Available data>

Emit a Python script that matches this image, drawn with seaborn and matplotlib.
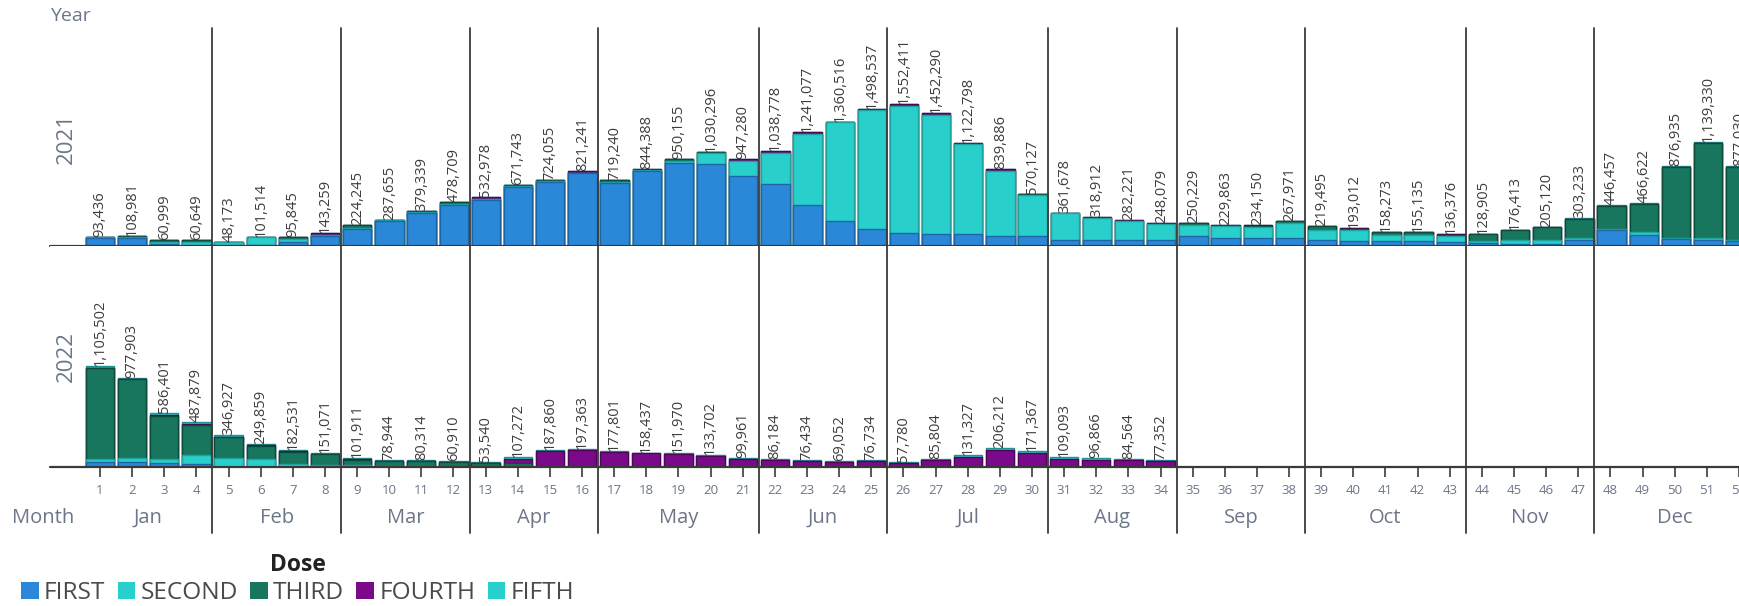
import pandas as pd
import seaborn as sns
import matplotlib.pyplot as plt
from matplotlib.patches import Patch
from matplotlib.transforms import blended_transform_factory

# Doses, stacked bottom -> top
doses = ['FIRST', 'SECOND', 'THIRD', 'FOURTH', 'FIFTH']
dose_colors = {'FIRST': '#2b88d8', 'SECOND': '#29d0cb', 'THIRD': '#18765f',
               'FOURTH': '#7b0a8b', 'FIFTH': '#29d0cb'}
edge_colors = {'FIRST': '#1d66a6', 'SECOND': '#1ea39e', 'THIRD': '#0d4a3b',
               'FOURTH': '#4c0657', 'FIFTH': '#1b9690'}

months = ['Jan', 'Feb', 'Mar', 'Apr', 'May', 'Jun', 'Jul', 'Aug', 'Sep', 'Oct', 'Nov', 'Dec']
month_weeks = [4, 4, 4, 4, 5, 4, 5, 4, 4, 5, 4, 5]

# 2021, weeks 1-52
weeks_2021 = list(range(1, 53))
first_2021 = [82000, 88000, 25000, 15000, 10000, 10000, 40000, 110000, 190000, 272000,
              365000, 450000, 500000, 640000, 695000, 800000, 690000, 825000, 910000, 895000,
              765000, 674000, 453000, 274000, 181000, 145000, 128000, 127000, 108000, 105000,
              71000, 70000, 67000, 65000, 104000, 86000, 86000, 87000, 65000, 50000,
              50000, 50000, 40000, 30000, 25000, 17000, 70000, 180000, 124000, 80000,
              66000, 50000]
second_2021 = [11436, 8000, 20000, 30000, 30000, 88000, 40000, 13000, 12000, 10000,
               10000, 10000, 10000, 12000, 10000, 0, 8000, 10000, 20000, 125000,
               165000, 347000, 770000, 1080000, 1300000, 1390000, 1307000, 990000, 715000, 455000,
               285000, 235000, 202000, 170000, 130000, 130000, 118000, 165000, 115000, 125000,
               70000, 70000, 70000, 30000, 40000, 45000, 20000, 6000, 25000, 8000,
               18000, 15000]
third_2021 = [0, 12981, 15999, 15649, 8173, 3514, 15845, 0, 22245, 5655,
              4339, 18709, 0, 19743, 19055, 0, 21240, 0, 20155, 10296,
              0, 0, 0, 0, 0, 0, 0, 0, 0, 10127,
              0, 0, 0, 0, 16229, 0, 17000, 15971, 39495, 8000,
              38273, 35135, 10000, 68905, 111413, 143120, 205233, 252457, 309622, 778935,
              1045330, 802030]
fourth_2021 = [0, 0, 0, 0, 0, 0, 0, 20259, 0, 0,
               0, 0, 22978, 0, 0, 21241, 0, 9388, 0, 0,
               17280, 17778, 18077, 6516, 17537, 17411, 17290, 5798, 16886, 0,
               5678, 13912, 13221, 13079, 0, 13863, 13150, 0, 0, 10012,
               0, 0, 16376, 0, 0, 0, 0, 0, 0, 0,
               0, 0]
fifth_2021 = [0] * 46 + [8000, 8000, 8000, 10000, 10000, 10000]

# 2022, weeks 1-34
weeks_2022 = list(range(1, 35))
first_2022 = [54000, 54000, 42000, 29000, 3000, 2000] + [0] * 28
second_2022 = [36000, 47000, 45000, 98000, 95000, 85000, 38000, 26000, 20000, 15000,
               15000, 2000] + [0] * 22
third_2022 = [990502, 856903, 473401, 334879, 226927, 146859, 124531, 113071, 61911, 53944,
              55314, 50910, 45000, 40000, 12000, 10000, 8000, 8000, 8000, 8000,
              8000, 8000, 6000, 6000, 6000, 6000, 6000, 8000, 8000, 10000,
              10000, 10000, 6000, 6000]
fourth_2022 = [0, 0, 8000, 12000, 8000, 10000, 10000, 0, 10000, 0,
               0, 0, 0, 52000, 160000, 175000, 155000, 140000, 130000, 112000,
               78000, 66000, 57000, 50000, 57000, 36000, 68000, 100000, 175000, 140000,
               80000, 70000, 70000, 56000]
fifth_2022 = [25000, 20000, 18000, 14000, 14000, 6000, 10000, 12000, 10000, 10000,
              10000, 8000, 8540, 15272, 15860, 12363, 14801, 10437, 13970, 13702,
              13961, 12184, 13434, 13052, 13734, 15780, 11804, 23327, 23212, 21367,
              19093, 16866, 8564, 15352]

W, H = 1739, 606
px_per_unit = 9.15e-5
grey_txt = '#6b7689'
dark = '#3a3a3a'

sns.set_theme(style='white')
plt.rcParams['font.family'] = ['Open Sans', 'DejaVu Sans']

fig = plt.figure(figsize=(W / 100, H / 100), dpi=100)
left = 50 / W
ax1 = fig.add_axes([left, (H - 246) / H, 1 - left, 218 / H])
ax2 = fig.add_axes([left, (H - 467) / H, 1 - left, 221 / H])


def draw_year(ax, weeks, parts, top_px):
    df = pd.DataFrame({'week': weeks})
    for d, vals in zip(doses, parts):
        df[d] = vals
    cum = df[doses].cumsum(axis=1)
    cum['week'] = df['week']
    long = cum.melt(id_vars='week', var_name='Dose', value_name='value')
    order = doses[::-1]
    sns.barplot(data=long, x='week', y='value', hue='Dose', hue_order=order,
                palette=dose_colors, native_scale=True, dodge=False, width=0.88,
                errorbar=None, legend=False, saturation=1, linewidth=1.0, ax=ax)
    for cont, d in zip(ax.containers, order):
        for bar in cont:
            bar.set_edgecolor(edge_colors[d])
    totals = df[doses].sum(axis=1)
    for w, t in zip(df['week'], totals):
        ax.text(w, t, f'{t:,}', rotation=90, ha='center', va='bottom',
                fontsize=10.5, color='#3d3d3d')
    ax.set_xlim(1 - 50 / 32.16, 1 + (W - 100) / 32.16)
    ax.set_ylim(0, top_px / px_per_unit)
    ax.axhline(0, color=dark, lw=1.6, clip_on=False, zorder=5)
    ax.set_yticks([])
    ax.set_xlabel('')
    ax.set_ylabel('')
    sns.despine(ax=ax, left=True, bottom=True)


draw_year(ax1, weeks_2021, [first_2021, second_2021, third_2021, fourth_2021, fifth_2021], 218)
draw_year(ax2, weeks_2022, [first_2022, second_2022, third_2022, fourth_2022, fifth_2022], 221)

ax1.set_xticks([])
ax2.set_xticks(weeks_2021)
ax2.set_xticklabels([str(w) for w in weeks_2021])
ax2.tick_params(axis='x', length=7, width=1.2, color=dark, pad=5.5,
                labelsize=9.5, labelcolor=grey_txt, bottom=True)

# month separators and month names
trans = blended_transform_factory(ax2.transData, fig.transFigure)
end = 0
for m, n in zip(months, month_weeks):
    start = end + 1
    end = end + n
    if end < 52:
        ax2.plot([end + 0.5, end + 0.5], [(H - 533) / H, (H - 28) / H], color=dark,
                 lw=1.3, transform=trans, clip_on=False, zorder=6)
    fig.text((start + end) / 2, (H - 518) / H, m, transform=trans, ha='center',
             va='center', fontsize=14.5, color=grey_txt)

fig.text(12 / W, (H - 518) / H, 'Month', ha='left', va='center', fontsize=14.5, color=grey_txt)
fig.text(50 / W, (H - 16) / H, 'Year', ha='left', va='center', fontsize=14, color=grey_txt)
fig.text(66 / W, (H - 138) / H, '2021', rotation=90, ha='center', va='center',
         fontsize=16, color=grey_txt)
fig.text(66 / W, (H - 357) / H, '2022', rotation=90, ha='center', va='center',
         fontsize=16, color=grey_txt)

handles = [Patch(facecolor=dose_colors[d], edgecolor='none', label=d) for d in doses]
leg = fig.legend(handles=handles, loc='lower left', bbox_to_anchor=(21 / W, 1 / H),
                 ncol=5, frameon=False, fontsize=17.6, title='Dose',
                 title_fontproperties={'weight': 'bold', 'size': 16.5},
                 handlelength=0.72, handleheight=0.72, handletextpad=0.22,
                 columnspacing=0.5, labelspacing=0.15, borderpad=0, borderaxespad=0)
for t in leg.get_texts():
    t.set_color('#4a4a4a')
leg.get_title().set_color('#222222')

fig.savefig('out.png', dpi=100)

Requirements> Give again, word for word, every line from the top of the data through the line with "4, 4, 5, 4, 5]", both ends included, and exclude the pictures.

Response below>
Emit a Python script that matches this image, drawn with seaborn and matplotlib.
import pandas as pd
import seaborn as sns
import matplotlib.pyplot as plt
from matplotlib.patches import Patch
from matplotlib.transforms import blended_transform_factory

# Doses, stacked bottom -> top
doses = ['FIRST', 'SECOND', 'THIRD', 'FOURTH', 'FIFTH']
dose_colors = {'FIRST': '#2b88d8', 'SECOND': '#29d0cb', 'THIRD': '#18765f',
               'FOURTH': '#7b0a8b', 'FIFTH': '#29d0cb'}
edge_colors = {'FIRST': '#1d66a6', 'SECOND': '#1ea39e', 'THIRD': '#0d4a3b',
               'FOURTH': '#4c0657', 'FIFTH': '#1b9690'}

months = ['Jan', 'Feb', 'Mar', 'Apr', 'May', 'Jun', 'Jul', 'Aug', 'Sep', 'Oct', 'Nov', 'Dec']
month_weeks = [4, 4, 4, 4, 5, 4, 5, 4, 4, 5, 4, 5]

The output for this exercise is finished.